AR questions test a range of deductive reasoning skills:
- Comprehending the basic structure of a set of relationships by determining a complete solution to the problem posed (for example, an acceptable seating arrangement of all six diplomats around a table)
- Reasoning with conditional (“if-then”) statements
- Inferring what could be true or must be true from given facts and rules
- Inferring what could be true or must be true from given facts and rules together with new information presented in hypotheticals
- Recognizing when two statements are logically equivalent in context
Logical Reasoning
As you may know, arguments are a fundamental part of the law, and analyzing arguments is a key element of legal analysis. The training provided in law school builds on a foundation of critical reasoning skills. As a law student, you will need to draw on the skills of analyzing, evaluating, constructing, and refuting arguments. You will need to be able to identify what information is relevant to an issue or argument and what impact further evidence might have. And you will need to be able to reconcile opposing positions and use arguments to persuade others.
The LSAT’s Logical Reasoning questions are designed to evaluate your ability to examine, analyze, and critically evaluate arguments as they occur in ordinary language. These questions are based on short arguments drawn from a wide variety of sources, including newspapers, general interest magazines, scholarly publications, advertisements, and informal discourse. These arguments mirror legal reasoning in the types of arguments presented and in their complexity, though few of the arguments actually have law as a subject matter.

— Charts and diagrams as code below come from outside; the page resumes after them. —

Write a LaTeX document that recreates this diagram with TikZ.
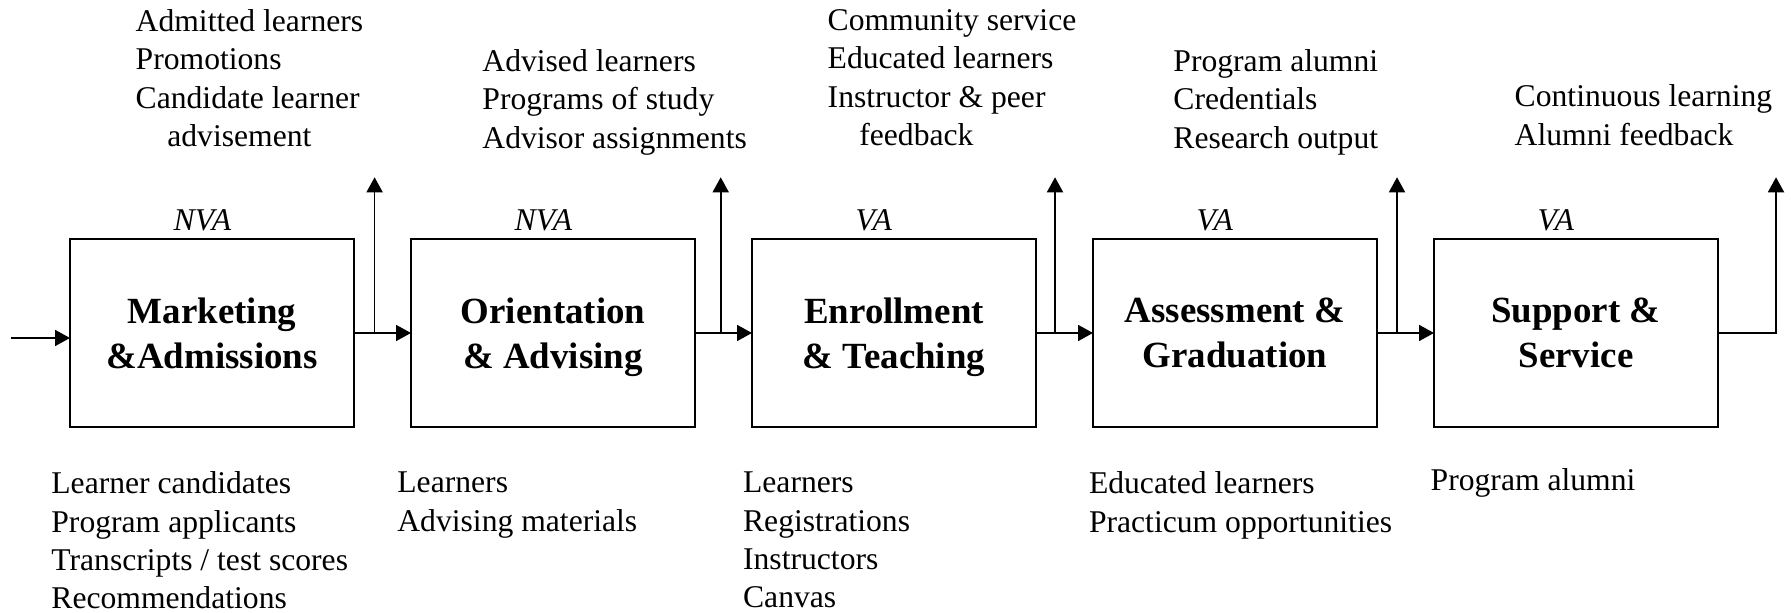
\documentclass[tikz,border=0pt]{standalone}
\usepackage{fontspec}
\setmainfont{Liberation Serif}
\usetikzlibrary{arrows.meta, positioning}

\begin{document}
\begin{tikzpicture}[
    stage/.style={draw, line width=0.5pt, minimum width=2.84cm, minimum height=1.88cm, outer sep=0pt, align=center, text depth=0pt, font=\fontsize{10.5}{12.8}\selectfont\bfseries},
    tag/.style={inner sep=0pt, font=\fontsize{9}{10.9}\selectfont\itshape},
    items/.style={anchor=north west, inner sep=0pt, align=left, font=\fontsize{9}{10.9}\selectfont},
    arrow/.style={-{Triangle[length=1.5mm, width=1.6mm]}, line width=0.5pt}
]
    \useasboundingbox (0,0) rectangle (17.91,6.13);

    % Process stages
    \node[stage] (mkt) at (2.12,2.80) {Marketing\\\&Admissions};
    \node[stage, right=0.57cm of mkt] (ori) {Orientation\\\& Advising};
    \node[stage, right=0.57cm of ori] (enr) {Enrollment\\\& Teaching};
    \node[stage, right=0.57cm of enr] (asm) {Assessment \&\\Graduation};
    \node[stage, right=0.57cm of asm] (sup) {Support \&\\Service};

    % Value added / non value added
    \node[tag, above right=0.076cm and 1.03cm of mkt.north west] (mktTag) {NVA};
    \node[tag, above right=0.076cm and 1.03cm of ori.north west] (oriTag) {NVA};
    \node[tag, above right=0.076cm and 1.03cm of enr.north west] (enrTag) {VA};
    \node[tag, above right=0.076cm and 1.03cm of asm.north west] (asmTag) {VA};
    \node[tag, above right=0.076cm and 1.03cm of sup.north west] (supTag) {VA};

    % Branch points and output tips
    \coordinate (in) at (0.11,2.75);
    \coordinate (b1) at (3.746,2.80);  \coordinate (t1) at (3.746,4.357);
    \coordinate (b2) at (7.207,2.80);  \coordinate (t2) at (7.207,4.357);
    \coordinate (b3) at (10.55,2.80);  \coordinate (t3) at (10.55,4.357);
    \coordinate (b4) at (13.97,2.80);  \coordinate (t4) at (13.97,4.357);
    \coordinate (b5) at (17.76,2.80);  \coordinate (t5) at (17.76,4.357);

    % Main flow
    \draw[arrow] (in) -- (in -| mkt.west);
    \draw[arrow] (mkt) -- (ori);
    \draw[arrow] (ori) -- (enr);
    \draw[arrow] (enr) -- (asm);
    \draw[arrow] (asm) -- (sup);
    \draw[arrow] (sup) -- (b5) -- (t5);

    % Outputs
    \draw[arrow] (b1) -- (t1);
    \draw[arrow] (b2) -- (t2);
    \draw[arrow] (b3) -- (t3);
    \draw[arrow] (b4) -- (t4);

    \node[items] (mktOut) at (1.35,6.04) {Admitted learners\\Promotions\\Candidate learner\\\hspace*{1em}advisement};
    \node[items] (oriOut) at (4.817,5.64) {Advised learners\\Programs of study\\Advisor assignments};
    \node[items] (enrOut) at (8.27,6.04) {Community service\\Educated learners\\Instructor \& peer\\\hspace*{1em}feedback};
    \node[items] (asmOut) at (11.727,5.64) {Program alumni\\Credentials\\Research output};
    \node[items] (supOut) at (15.14,5.287) {Continuous learning\\Alumni feedback};

    % Inputs
    \node[items] (mktIn) at (0.507,1.417) {Learner candidates\\Program applicants\\Transcripts / test scores\\Recommendations};
    \node[items] (oriIn) at (3.967,1.417) {Learners\\Advising materials};
    \node[items] (enrIn) at (7.424,1.417) {Learners\\Registrations\\Instructors\\Canvas};
    \node[items] (asmIn) at (10.883,1.417) {Educated learners\\Practicum opportunities};
    \node[items] (supIn) at (14.30,1.447) {Program alumni};
\end{tikzpicture}
\end{document}
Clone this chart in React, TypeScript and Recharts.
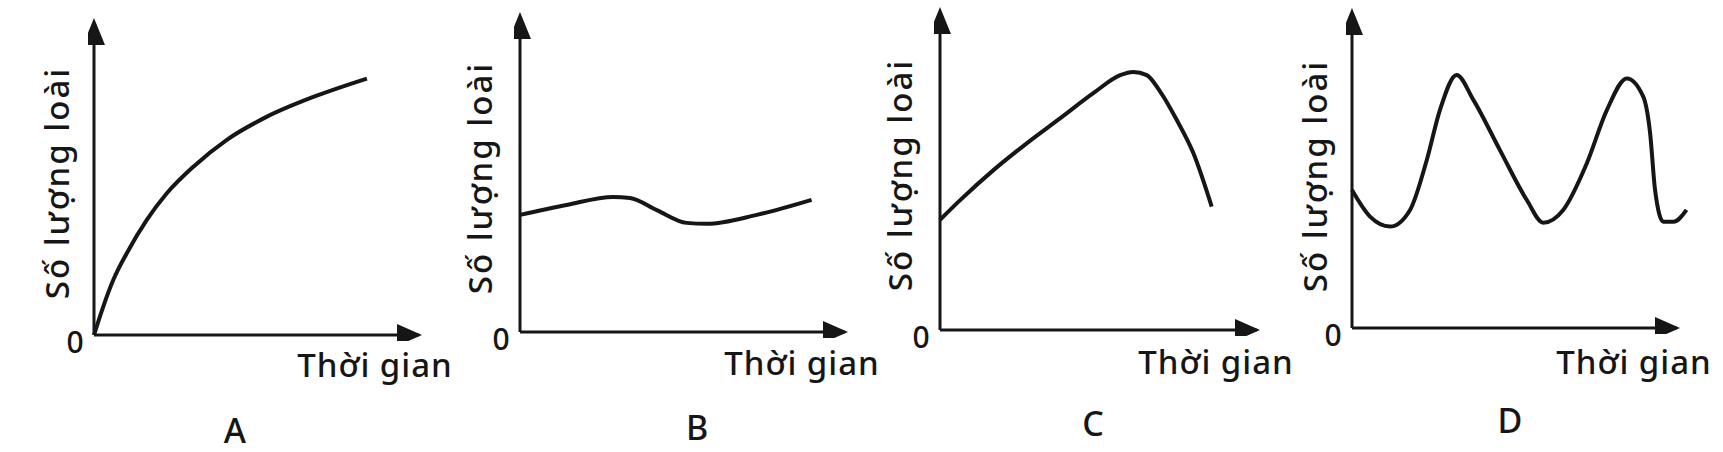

Each Logical Reasoning question requires you to read and comprehend a short passage, then answer one question (or, rarely, two questions) about it. The questions are designed to assess a wide range of skills involved in thinking critically, with an emphasis on skills that have proven to be central to legal reasoning.
These skills include:
- Recognizing the parts of an argument and their relationships
- Recognizing similarities and differences between patterns of reasoning
- Drawing well-supported conclusions
- Reasoning by analogy
- Recognizing misunderstandings or points of disagreement
- Determining how additional evidence affects an argument
- Detecting assumptions made by particular arguments
- Identifying and applying principles or rules
- Identifying flaws in arguments
- Identifying explanations
Logical Reasoning questions do not require specialized knowledge of logical terminology. For example, you will not need to know the meaning of specialized terms such as “ad hominem” or “syllogism.” On the other hand, you will be asked to understand and critique the reasoning contained in arguments. To do so, it is important to have a university-level understanding of concepts such as argument, premise, assumption, and conclusion.